··· Collected data
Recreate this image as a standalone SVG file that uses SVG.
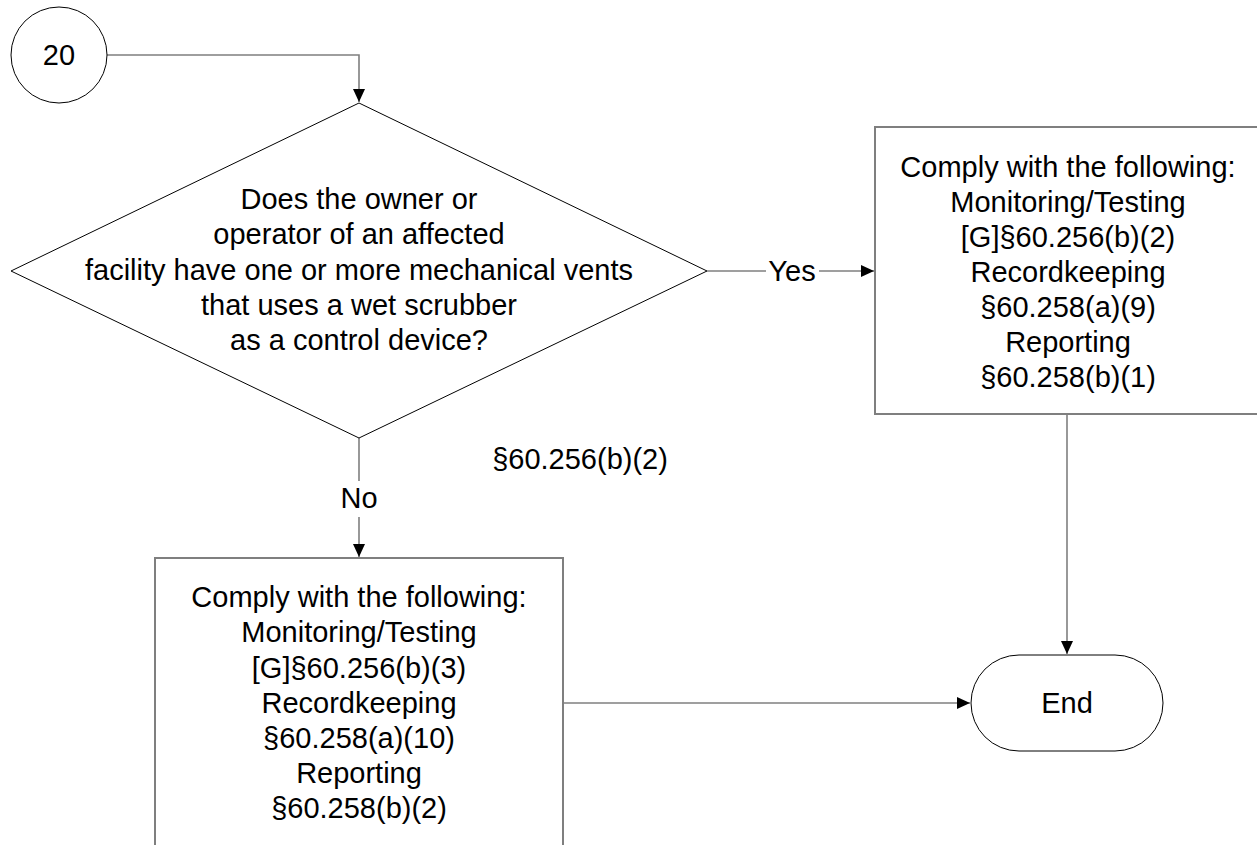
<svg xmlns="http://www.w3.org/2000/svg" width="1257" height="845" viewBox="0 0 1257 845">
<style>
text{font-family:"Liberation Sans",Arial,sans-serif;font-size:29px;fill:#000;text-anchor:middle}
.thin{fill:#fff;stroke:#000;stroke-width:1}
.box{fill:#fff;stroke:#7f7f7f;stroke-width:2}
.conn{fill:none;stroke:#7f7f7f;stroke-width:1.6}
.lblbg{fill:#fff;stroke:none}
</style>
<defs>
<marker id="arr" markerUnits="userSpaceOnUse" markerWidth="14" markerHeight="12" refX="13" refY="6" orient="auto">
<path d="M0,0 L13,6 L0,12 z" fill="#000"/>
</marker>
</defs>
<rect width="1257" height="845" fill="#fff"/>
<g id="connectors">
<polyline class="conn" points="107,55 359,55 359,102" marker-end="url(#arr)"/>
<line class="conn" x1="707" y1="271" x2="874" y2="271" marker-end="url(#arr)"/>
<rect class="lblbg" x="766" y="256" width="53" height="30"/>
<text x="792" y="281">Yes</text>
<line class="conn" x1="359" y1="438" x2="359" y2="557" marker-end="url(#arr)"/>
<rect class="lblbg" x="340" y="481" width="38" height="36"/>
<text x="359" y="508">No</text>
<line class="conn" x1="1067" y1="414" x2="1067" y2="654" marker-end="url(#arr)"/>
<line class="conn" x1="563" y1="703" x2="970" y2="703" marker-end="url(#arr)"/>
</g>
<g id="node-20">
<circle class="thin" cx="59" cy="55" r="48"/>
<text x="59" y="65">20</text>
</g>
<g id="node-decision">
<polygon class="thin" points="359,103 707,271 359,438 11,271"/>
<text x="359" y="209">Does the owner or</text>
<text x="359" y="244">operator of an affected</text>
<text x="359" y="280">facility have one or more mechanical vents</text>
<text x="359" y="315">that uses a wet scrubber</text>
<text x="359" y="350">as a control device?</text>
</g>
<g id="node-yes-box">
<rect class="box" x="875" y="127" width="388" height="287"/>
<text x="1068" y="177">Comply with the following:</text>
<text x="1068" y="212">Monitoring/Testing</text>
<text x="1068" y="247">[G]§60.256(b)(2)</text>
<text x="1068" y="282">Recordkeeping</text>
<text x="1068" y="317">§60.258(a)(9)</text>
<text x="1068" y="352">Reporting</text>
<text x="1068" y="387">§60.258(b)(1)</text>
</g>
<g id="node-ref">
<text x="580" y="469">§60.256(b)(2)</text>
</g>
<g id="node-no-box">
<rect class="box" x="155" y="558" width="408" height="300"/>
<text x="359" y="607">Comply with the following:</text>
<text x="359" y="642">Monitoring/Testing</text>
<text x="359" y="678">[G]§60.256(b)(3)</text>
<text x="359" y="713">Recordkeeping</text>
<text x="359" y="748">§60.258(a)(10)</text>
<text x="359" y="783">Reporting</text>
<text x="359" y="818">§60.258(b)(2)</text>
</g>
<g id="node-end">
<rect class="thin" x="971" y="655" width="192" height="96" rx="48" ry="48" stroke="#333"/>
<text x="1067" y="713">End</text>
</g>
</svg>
······
Problem to work on: Set down all the data again exactly as above, pictures excluded.

Correct result:
Recreate this image as a standalone SVG file that uses SVG.
<svg xmlns="http://www.w3.org/2000/svg" width="1257" height="845" viewBox="0 0 1257 845">
<style>
text{font-family:"Liberation Sans",Arial,sans-serif;font-size:29px;fill:#000;text-anchor:middle}
.thin{fill:#fff;stroke:#000;stroke-width:1}
.box{fill:#fff;stroke:#7f7f7f;stroke-width:2}
.conn{fill:none;stroke:#7f7f7f;stroke-width:1.6}
.lblbg{fill:#fff;stroke:none}
</style>
<defs>
<marker id="arr" markerUnits="userSpaceOnUse" markerWidth="14" markerHeight="12" refX="13" refY="6" orient="auto">
<path d="M0,0 L13,6 L0,12 z" fill="#000"/>
</marker>
</defs>
<rect width="1257" height="845" fill="#fff"/>
<g id="connectors">
<polyline class="conn" points="107,55 359,55 359,102" marker-end="url(#arr)"/>
<line class="conn" x1="707" y1="271" x2="874" y2="271" marker-end="url(#arr)"/>
<rect class="lblbg" x="766" y="256" width="53" height="30"/>
<text x="792" y="281">Yes</text>
<line class="conn" x1="359" y1="438" x2="359" y2="557" marker-end="url(#arr)"/>
<rect class="lblbg" x="340" y="481" width="38" height="36"/>
<text x="359" y="508">No</text>
<line class="conn" x1="1067" y1="414" x2="1067" y2="654" marker-end="url(#arr)"/>
<line class="conn" x1="563" y1="703" x2="970" y2="703" marker-end="url(#arr)"/>
</g>
<g id="node-20">
<circle class="thin" cx="59" cy="55" r="48"/>
<text x="59" y="65">20</text>
</g>
<g id="node-decision">
<polygon class="thin" points="359,103 707,271 359,438 11,271"/>
<text x="359" y="209">Does the owner or</text>
<text x="359" y="244">operator of an affected</text>
<text x="359" y="280">facility have one or more mechanical vents</text>
<text x="359" y="315">that uses a wet scrubber</text>
<text x="359" y="350">as a control device?</text>
</g>
<g id="node-yes-box">
<rect class="box" x="875" y="127" width="388" height="287"/>
<text x="1068" y="177">Comply with the following:</text>
<text x="1068" y="212">Monitoring/Testing</text>
<text x="1068" y="247">[G]§60.256(b)(2)</text>
<text x="1068" y="282">Recordkeeping</text>
<text x="1068" y="317">§60.258(a)(9)</text>
<text x="1068" y="352">Reporting</text>
<text x="1068" y="387">§60.258(b)(1)</text>
</g>
<g id="node-ref">
<text x="580" y="469">§60.256(b)(2)</text>
</g>
<g id="node-no-box">
<rect class="box" x="155" y="558" width="408" height="300"/>
<text x="359" y="607">Comply with the following:</text>
<text x="359" y="642">Monitoring/Testing</text>
<text x="359" y="678">[G]§60.256(b)(3)</text>
<text x="359" y="713">Recordkeeping</text>
<text x="359" y="748">§60.258(a)(10)</text>
<text x="359" y="783">Reporting</text>
<text x="359" y="818">§60.258(b)(2)</text>
</g>
<g id="node-end">
<rect class="thin" x="971" y="655" width="192" height="96" rx="48" ry="48" stroke="#333"/>
<text x="1067" y="713">End</text>
</g>
</svg>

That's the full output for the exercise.